# Aim of the exercise:
Below is a listing. Gather each line of it that contains "this".

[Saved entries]
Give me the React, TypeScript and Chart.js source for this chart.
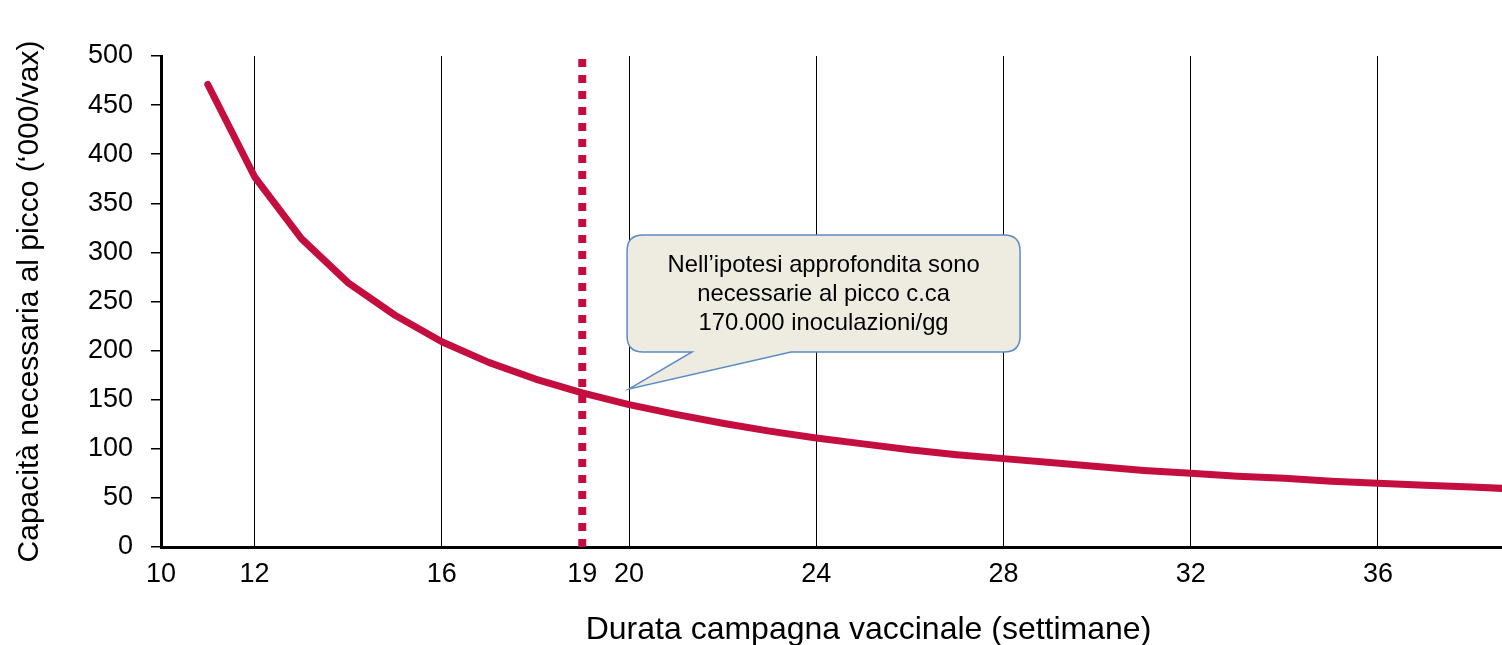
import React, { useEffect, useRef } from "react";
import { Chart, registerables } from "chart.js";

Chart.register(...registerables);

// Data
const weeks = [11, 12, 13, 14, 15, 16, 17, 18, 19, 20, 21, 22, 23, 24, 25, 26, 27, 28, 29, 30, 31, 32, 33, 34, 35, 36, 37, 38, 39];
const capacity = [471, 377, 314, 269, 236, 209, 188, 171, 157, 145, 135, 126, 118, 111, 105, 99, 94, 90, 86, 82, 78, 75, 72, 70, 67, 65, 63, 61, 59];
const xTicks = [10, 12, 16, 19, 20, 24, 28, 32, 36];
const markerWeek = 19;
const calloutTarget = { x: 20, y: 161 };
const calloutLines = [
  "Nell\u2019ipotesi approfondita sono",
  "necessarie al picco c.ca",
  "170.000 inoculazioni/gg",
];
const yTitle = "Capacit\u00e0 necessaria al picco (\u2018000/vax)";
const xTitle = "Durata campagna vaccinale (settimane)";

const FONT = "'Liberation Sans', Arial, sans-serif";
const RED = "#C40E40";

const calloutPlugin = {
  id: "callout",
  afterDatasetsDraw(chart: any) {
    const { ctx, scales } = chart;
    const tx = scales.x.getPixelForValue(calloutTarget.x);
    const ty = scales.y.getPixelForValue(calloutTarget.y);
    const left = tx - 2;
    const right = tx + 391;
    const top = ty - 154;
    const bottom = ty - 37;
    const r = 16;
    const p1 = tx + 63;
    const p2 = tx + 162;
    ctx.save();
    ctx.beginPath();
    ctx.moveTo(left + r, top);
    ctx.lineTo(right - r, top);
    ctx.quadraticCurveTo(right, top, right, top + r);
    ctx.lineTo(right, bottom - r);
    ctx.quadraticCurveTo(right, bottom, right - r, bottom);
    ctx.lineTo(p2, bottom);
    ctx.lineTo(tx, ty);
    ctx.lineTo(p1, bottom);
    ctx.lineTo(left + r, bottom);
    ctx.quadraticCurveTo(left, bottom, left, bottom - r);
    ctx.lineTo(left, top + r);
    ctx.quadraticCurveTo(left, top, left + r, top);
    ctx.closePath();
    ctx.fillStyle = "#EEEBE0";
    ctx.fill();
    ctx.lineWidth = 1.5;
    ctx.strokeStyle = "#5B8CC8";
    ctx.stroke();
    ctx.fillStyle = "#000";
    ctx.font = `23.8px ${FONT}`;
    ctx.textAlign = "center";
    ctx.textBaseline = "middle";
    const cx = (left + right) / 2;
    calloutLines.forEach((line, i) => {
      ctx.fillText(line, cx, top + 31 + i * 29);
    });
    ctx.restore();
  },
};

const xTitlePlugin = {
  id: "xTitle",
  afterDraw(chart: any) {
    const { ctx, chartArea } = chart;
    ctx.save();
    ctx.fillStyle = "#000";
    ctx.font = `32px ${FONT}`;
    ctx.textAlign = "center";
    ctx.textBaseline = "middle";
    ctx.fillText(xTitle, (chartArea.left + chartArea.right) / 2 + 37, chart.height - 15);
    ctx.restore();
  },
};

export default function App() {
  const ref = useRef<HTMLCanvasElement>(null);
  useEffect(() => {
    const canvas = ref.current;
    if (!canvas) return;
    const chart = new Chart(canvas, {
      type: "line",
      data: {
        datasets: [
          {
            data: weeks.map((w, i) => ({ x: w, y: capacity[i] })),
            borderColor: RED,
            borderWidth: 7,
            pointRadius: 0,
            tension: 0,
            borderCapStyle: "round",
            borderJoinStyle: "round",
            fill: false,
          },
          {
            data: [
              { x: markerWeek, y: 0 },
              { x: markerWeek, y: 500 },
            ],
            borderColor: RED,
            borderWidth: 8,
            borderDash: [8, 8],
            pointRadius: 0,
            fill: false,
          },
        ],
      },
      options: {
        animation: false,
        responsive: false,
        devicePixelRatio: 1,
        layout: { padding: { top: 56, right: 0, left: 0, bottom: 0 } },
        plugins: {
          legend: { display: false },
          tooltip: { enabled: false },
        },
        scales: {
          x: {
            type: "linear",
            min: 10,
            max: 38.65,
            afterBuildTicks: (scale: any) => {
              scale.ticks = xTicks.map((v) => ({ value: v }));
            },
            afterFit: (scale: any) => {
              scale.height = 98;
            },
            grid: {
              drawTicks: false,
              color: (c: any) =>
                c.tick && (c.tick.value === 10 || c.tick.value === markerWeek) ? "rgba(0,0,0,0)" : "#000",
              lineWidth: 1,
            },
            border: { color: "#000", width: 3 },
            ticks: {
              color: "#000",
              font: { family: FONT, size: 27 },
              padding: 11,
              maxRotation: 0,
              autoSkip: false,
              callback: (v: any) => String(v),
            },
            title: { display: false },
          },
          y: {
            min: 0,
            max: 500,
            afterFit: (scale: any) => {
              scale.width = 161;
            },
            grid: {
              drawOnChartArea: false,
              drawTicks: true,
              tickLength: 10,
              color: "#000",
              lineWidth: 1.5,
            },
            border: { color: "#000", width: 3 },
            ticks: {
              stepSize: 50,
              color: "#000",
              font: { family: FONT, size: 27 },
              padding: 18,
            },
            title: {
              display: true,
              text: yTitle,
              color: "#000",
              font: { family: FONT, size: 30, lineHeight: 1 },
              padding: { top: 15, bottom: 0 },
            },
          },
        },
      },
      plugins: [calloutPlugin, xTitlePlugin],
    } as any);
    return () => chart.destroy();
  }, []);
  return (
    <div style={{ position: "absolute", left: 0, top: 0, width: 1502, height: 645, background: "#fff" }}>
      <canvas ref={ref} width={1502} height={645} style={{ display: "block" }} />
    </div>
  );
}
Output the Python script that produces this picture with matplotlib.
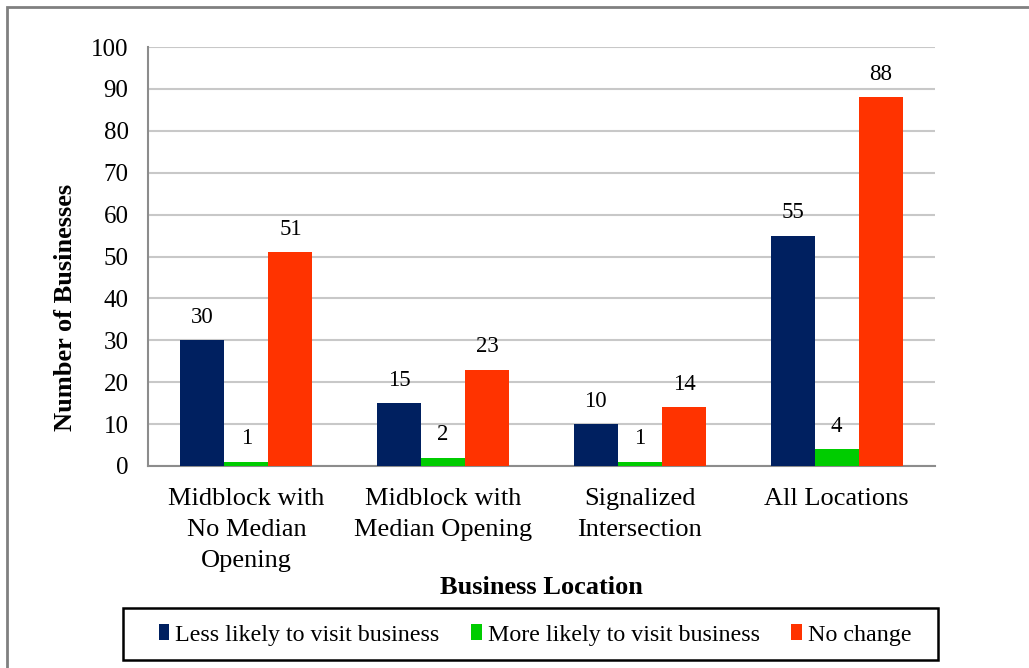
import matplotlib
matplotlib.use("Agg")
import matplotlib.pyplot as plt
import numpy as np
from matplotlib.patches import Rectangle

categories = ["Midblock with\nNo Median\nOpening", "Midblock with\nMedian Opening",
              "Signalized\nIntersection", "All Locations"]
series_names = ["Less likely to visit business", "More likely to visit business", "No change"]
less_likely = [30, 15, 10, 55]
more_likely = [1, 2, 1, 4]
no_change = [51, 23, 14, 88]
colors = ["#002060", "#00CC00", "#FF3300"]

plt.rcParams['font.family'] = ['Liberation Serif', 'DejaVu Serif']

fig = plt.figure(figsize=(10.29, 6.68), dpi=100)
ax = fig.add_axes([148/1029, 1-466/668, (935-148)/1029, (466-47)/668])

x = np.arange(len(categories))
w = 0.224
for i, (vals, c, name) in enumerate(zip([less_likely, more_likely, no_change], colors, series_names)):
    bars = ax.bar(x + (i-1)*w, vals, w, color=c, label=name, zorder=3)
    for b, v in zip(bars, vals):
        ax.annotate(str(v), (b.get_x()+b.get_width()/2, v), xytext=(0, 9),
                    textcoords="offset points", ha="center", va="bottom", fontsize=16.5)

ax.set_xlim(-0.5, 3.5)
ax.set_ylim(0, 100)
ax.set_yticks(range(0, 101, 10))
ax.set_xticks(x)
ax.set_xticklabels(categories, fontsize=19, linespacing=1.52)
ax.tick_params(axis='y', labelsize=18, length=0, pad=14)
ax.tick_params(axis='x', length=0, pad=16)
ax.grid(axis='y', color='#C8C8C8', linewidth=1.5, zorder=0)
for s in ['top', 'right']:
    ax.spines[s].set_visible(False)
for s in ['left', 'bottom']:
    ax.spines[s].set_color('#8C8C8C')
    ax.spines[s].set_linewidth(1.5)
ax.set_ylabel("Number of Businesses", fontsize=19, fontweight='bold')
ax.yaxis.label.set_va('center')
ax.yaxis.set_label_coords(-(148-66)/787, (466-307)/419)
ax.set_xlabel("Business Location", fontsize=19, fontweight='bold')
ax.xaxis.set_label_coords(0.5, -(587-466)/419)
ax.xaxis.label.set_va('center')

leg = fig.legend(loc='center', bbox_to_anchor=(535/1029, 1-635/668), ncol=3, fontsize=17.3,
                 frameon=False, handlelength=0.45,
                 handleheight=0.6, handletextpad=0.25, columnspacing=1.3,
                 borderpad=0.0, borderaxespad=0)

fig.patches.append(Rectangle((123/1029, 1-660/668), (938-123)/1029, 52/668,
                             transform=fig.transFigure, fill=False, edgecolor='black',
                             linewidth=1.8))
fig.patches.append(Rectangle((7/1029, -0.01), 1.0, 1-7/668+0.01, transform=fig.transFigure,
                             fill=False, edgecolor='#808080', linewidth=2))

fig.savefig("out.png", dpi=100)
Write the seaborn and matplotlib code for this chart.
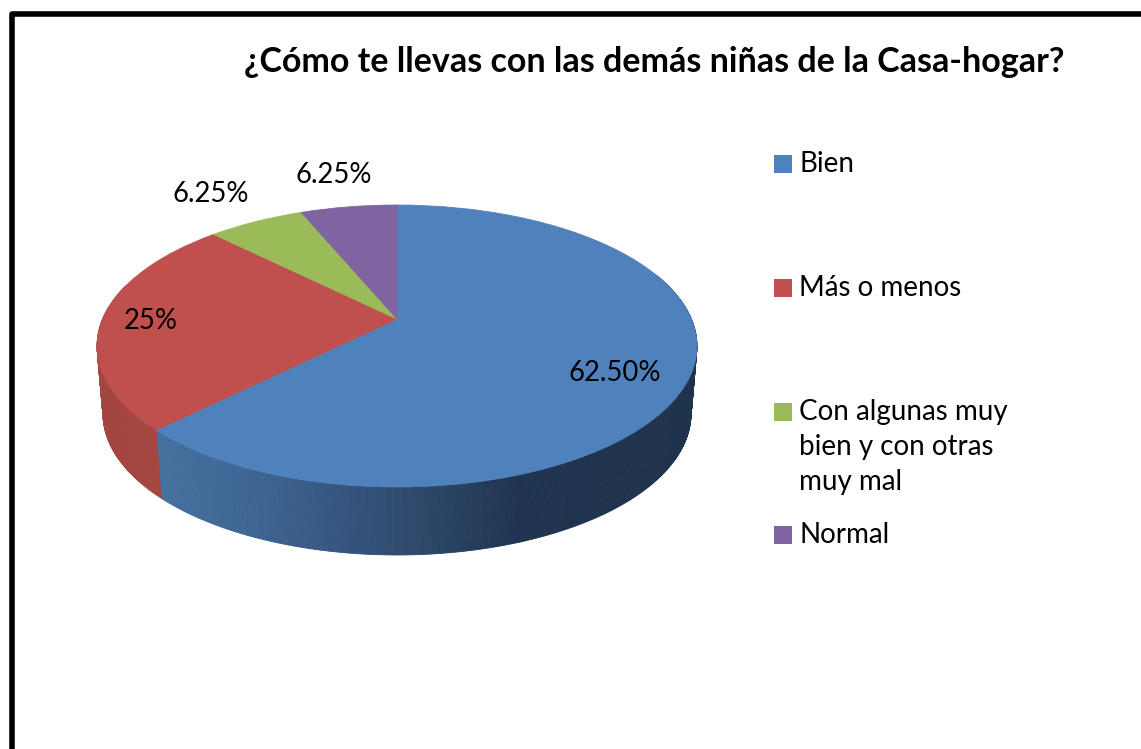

# Finished answer:
Give me the React, TypeScript and Chart.js source for this chart.
Output the Python script that produces this picture with matplotlib.
Write the seaborn and matplotlib code for this chart.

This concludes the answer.